Provided information:
++++
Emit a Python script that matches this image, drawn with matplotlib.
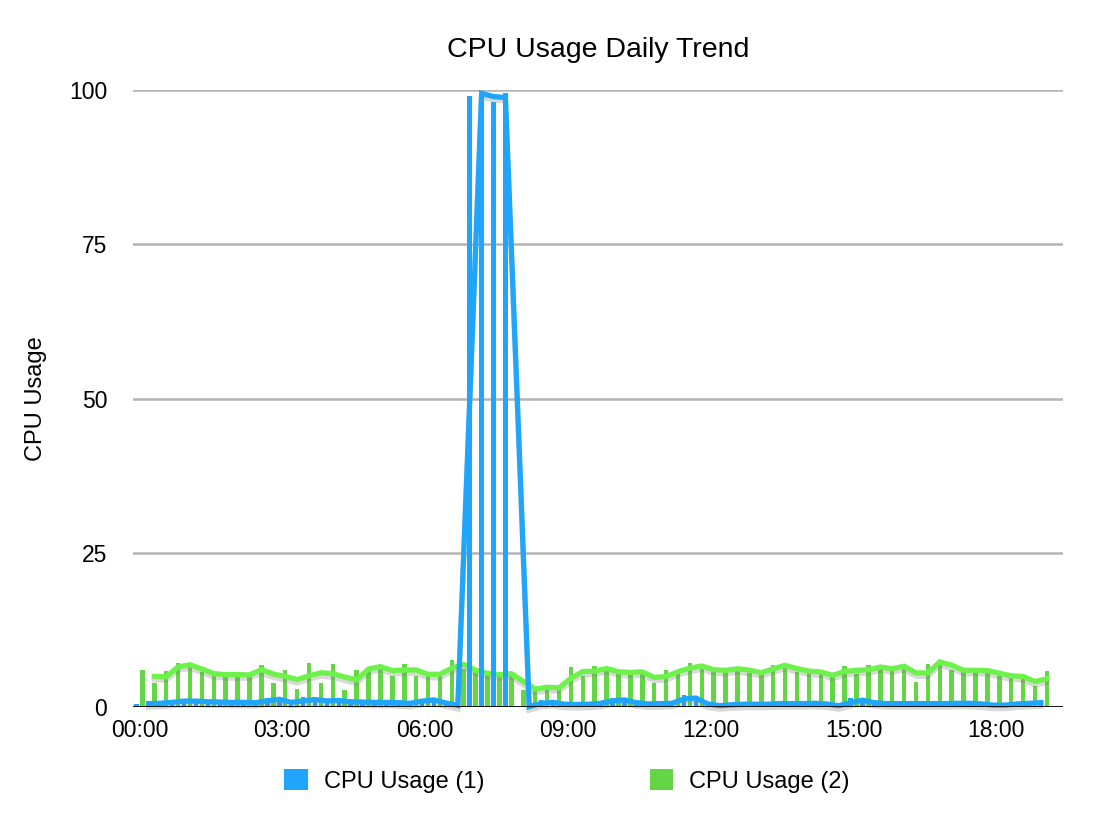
import numpy as np
import pandas as pd
import matplotlib
matplotlib.use('Agg')
import matplotlib.pyplot as plt
import matplotlib.patheffects as pe
from matplotlib.patches import Patch

# 15 minute samples from 00:00 to 19:00
times = ['%02d:%02d' % (m // 60, m % 60) for m in range(0, 19 * 60 + 1, 15)]

cpu1 = [0.5, 0.6, 0.6, 0.9, 1.0, 0.9, 0.8, 0.8, 0.7, 0.8,
        0.6, 1.4, 1.1, 0.4, 1.6, 0.8, 1.2, 0.9, 0.8, 0.8,
        0.7, 0.8, 0.6, 0.6, 1.3, 1.0, 0.3, 0.2, 99.1, 99.8,
        98.1, 99.5, 0.0, 0.1, 1.1, 0.4, 0.5, 0.3, 0.6, 0.6,
        1.4, 0.9, 0.5, 0.5, 0.6, 0.6, 2.0, 0.9, 0.1, 0.3,
        0.4, 0.5, 0.4, 0.5, 0.6, 0.5, 0.6, 0.6, 0.4, 0.0,
        1.4, 0.8, 0.6, 0.5, 0.6, 0.5, 0.6, 0.5, 0.6, 0.6,
        0.6, 0.4, 0.2, 0.4, 0.6, 0.6, 0.8]

cpu2 = [6.0, 3.9, 5.9, 7.1, 6.6, 5.7, 5.1, 5.4, 5.1, 5.3,
        6.8, 3.9, 6.0, 2.9, 7.2, 3.9, 6.9, 2.8, 6.0, 6.3,
        6.8, 5.0, 7.0, 5.0, 5.6, 5.0, 7.6, 6.2, 5.7, 5.2,
        5.3, 5.5, 2.8, 3.0, 3.4, 2.8, 6.5, 5.0, 6.6, 5.9,
        5.5, 5.7, 5.7, 3.9, 5.95, 5.5, 7.1, 6.2, 5.9, 5.95,
        6.45, 5.5, 5.6, 6.75, 6.75, 5.7, 5.95, 5.4, 4.9, 6.6,
        5.3, 6.75, 6.2, 6.2, 7.0, 4.05, 7.0, 7.6, 5.95, 5.95,
        5.95, 5.85, 5.1, 5.0, 4.9, 3.35, 5.8]

tick_labels = ['00:00', '03:00', '06:00', '09:00', '12:00', '15:00', '18:00']

blue = '#1fa5fc'
green = '#64d645'
greenLine = '#6ef24b'

plt.rcParams['font.family'] = ['Liberation Sans', 'DejaVu Sans']

fig = plt.figure(figsize=(11.06, 8.34), dpi=100)
ax = fig.add_axes([0.1207, 0.1523, 0.8404, 0.7397])

x = np.arange(len(times))
w = 0.38
off = 0.25

ax.bar(x - off, cpu1, width=w, color=blue, zorder=4)
ax.bar(x + off, cpu2, width=w, color=green, zorder=2)

# moving average trendlines (period 2), as in the original chart
ma1 = pd.Series(cpu1).rolling(2).mean()
ma2 = pd.Series(cpu2).rolling(2).mean()
shadow = [pe.SimpleLineShadow(offset=(0, -2.5), shadow_color='#808080', alpha=0.3),
          pe.Normal()]
ax.plot(x + off, ma2, color=greenLine, lw=3.8, zorder=3, path_effects=shadow,
        solid_joinstyle='miter', clip_on=False)
ax.plot(x - off, ma1, color=blue, lw=3.8, zorder=5, path_effects=shadow,
        solid_joinstyle='miter', clip_on=False)

ax.set_xlim(-0.5, 77.6)
ax.set_ylim(0, 100)
ax.set_yticks([0, 25, 50, 75, 100])
ax.set_xticks(np.arange(0, 73, 12))
ax.set_xticklabels(tick_labels)
ax.tick_params(axis='both', length=0, labelsize=16.5)
ax.tick_params(axis='y', pad=19)
ax.tick_params(axis='x', pad=9)

for s in ax.spines.values():
    s.set_visible(False)
for yv in [25, 50, 75, 100]:
    ax.axhline(yv, color='#b4b4b4', lw=1.8, zorder=1)
ax.axhline(0, color='black', lw=1.3, zorder=6)

ax.set_ylabel('CPU Usage', fontsize=17, labelpad=16)
ax.set_title('CPU Usage Daily Trend', fontsize=20.5, pad=24)

handles = [Patch(facecolor=blue, label='CPU Usage (1)'),
           Patch(facecolor=green, label='CPU Usage (2)')]
fig.legend(handles=handles, loc='center', bbox_to_anchor=(0.5127, 0.0635), ncol=2,
           frameon=False, fontsize=17, handlelength=1.0, handleheight=1.0,
           handletextpad=0.68, columnspacing=7.0)

fig.savefig('out.png', dpi=100)
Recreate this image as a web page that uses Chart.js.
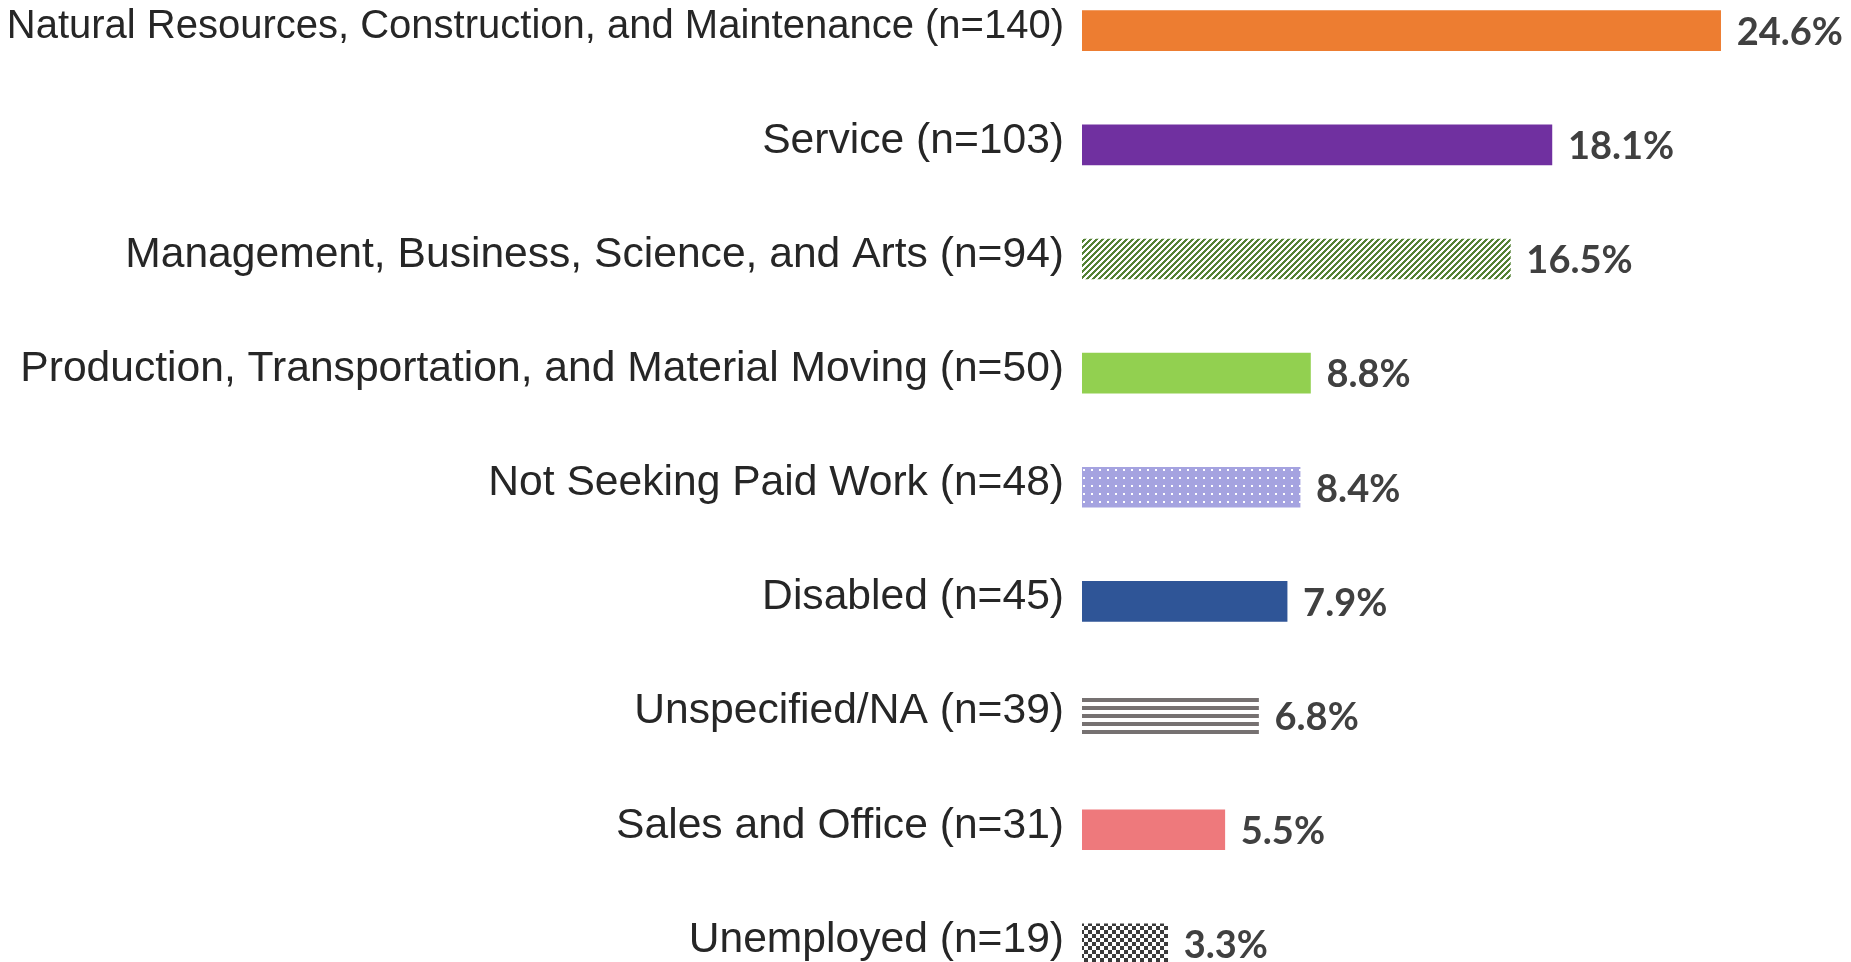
++++
What needs to be done:
Keep the pictures out of the copy and return the rest of the data above exactly.

Complete answer:
Emit a Python script that matches this image, drawn with matplotlib.
import numpy as np
import pandas as pd
import matplotlib
matplotlib.use('Agg')
import matplotlib.pyplot as plt
import matplotlib.patheffects as pe
from matplotlib.patches import Patch

# 15 minute samples from 00:00 to 19:00
times = ['%02d:%02d' % (m // 60, m % 60) for m in range(0, 19 * 60 + 1, 15)]

cpu1 = [0.5, 0.6, 0.6, 0.9, 1.0, 0.9, 0.8, 0.8, 0.7, 0.8,
        0.6, 1.4, 1.1, 0.4, 1.6, 0.8, 1.2, 0.9, 0.8, 0.8,
        0.7, 0.8, 0.6, 0.6, 1.3, 1.0, 0.3, 0.2, 99.1, 99.8,
        98.1, 99.5, 0.0, 0.1, 1.1, 0.4, 0.5, 0.3, 0.6, 0.6,
        1.4, 0.9, 0.5, 0.5, 0.6, 0.6, 2.0, 0.9, 0.1, 0.3,
        0.4, 0.5, 0.4, 0.5, 0.6, 0.5, 0.6, 0.6, 0.4, 0.0,
        1.4, 0.8, 0.6, 0.5, 0.6, 0.5, 0.6, 0.5, 0.6, 0.6,
        0.6, 0.4, 0.2, 0.4, 0.6, 0.6, 0.8]

cpu2 = [6.0, 3.9, 5.9, 7.1, 6.6, 5.7, 5.1, 5.4, 5.1, 5.3,
        6.8, 3.9, 6.0, 2.9, 7.2, 3.9, 6.9, 2.8, 6.0, 6.3,
        6.8, 5.0, 7.0, 5.0, 5.6, 5.0, 7.6, 6.2, 5.7, 5.2,
        5.3, 5.5, 2.8, 3.0, 3.4, 2.8, 6.5, 5.0, 6.6, 5.9,
        5.5, 5.7, 5.7, 3.9, 5.95, 5.5, 7.1, 6.2, 5.9, 5.95,
        6.45, 5.5, 5.6, 6.75, 6.75, 5.7, 5.95, 5.4, 4.9, 6.6,
        5.3, 6.75, 6.2, 6.2, 7.0, 4.05, 7.0, 7.6, 5.95, 5.95,
        5.95, 5.85, 5.1, 5.0, 4.9, 3.35, 5.8]

tick_labels = ['00:00', '03:00', '06:00', '09:00', '12:00', '15:00', '18:00']

blue = '#1fa5fc'
green = '#64d645'
greenLine = '#6ef24b'

plt.rcParams['font.family'] = ['Liberation Sans', 'DejaVu Sans']

fig = plt.figure(figsize=(11.06, 8.34), dpi=100)
ax = fig.add_axes([0.1207, 0.1523, 0.8404, 0.7397])

x = np.arange(len(times))
w = 0.38
off = 0.25

ax.bar(x - off, cpu1, width=w, color=blue, zorder=4)
ax.bar(x + off, cpu2, width=w, color=green, zorder=2)

# moving average trendlines (period 2), as in the original chart
ma1 = pd.Series(cpu1).rolling(2).mean()
ma2 = pd.Series(cpu2).rolling(2).mean()
shadow = [pe.SimpleLineShadow(offset=(0, -2.5), shadow_color='#808080', alpha=0.3),
          pe.Normal()]
ax.plot(x + off, ma2, color=greenLine, lw=3.8, zorder=3, path_effects=shadow,
        solid_joinstyle='miter', clip_on=False)
ax.plot(x - off, ma1, color=blue, lw=3.8, zorder=5, path_effects=shadow,
        solid_joinstyle='miter', clip_on=False)

ax.set_xlim(-0.5, 77.6)
ax.set_ylim(0, 100)
ax.set_yticks([0, 25, 50, 75, 100])
ax.set_xticks(np.arange(0, 73, 12))
ax.set_xticklabels(tick_labels)
ax.tick_params(axis='both', length=0, labelsize=16.5)
ax.tick_params(axis='y', pad=19)
ax.tick_params(axis='x', pad=9)

for s in ax.spines.values():
    s.set_visible(False)
for yv in [25, 50, 75, 100]:
    ax.axhline(yv, color='#b4b4b4', lw=1.8, zorder=1)
ax.axhline(0, color='black', lw=1.3, zorder=6)

ax.set_ylabel('CPU Usage', fontsize=17, labelpad=16)
ax.set_title('CPU Usage Daily Trend', fontsize=20.5, pad=24)

handles = [Patch(facecolor=blue, label='CPU Usage (1)'),
           Patch(facecolor=green, label='CPU Usage (2)')]
fig.legend(handles=handles, loc='center', bbox_to_anchor=(0.5127, 0.0635), ncol=2,
           frameon=False, fontsize=17, handlelength=1.0, handleheight=1.0,
           handletextpad=0.68, columnspacing=7.0)

fig.savefig('out.png', dpi=100)
Recreate this image as a web page that uses Chart.js.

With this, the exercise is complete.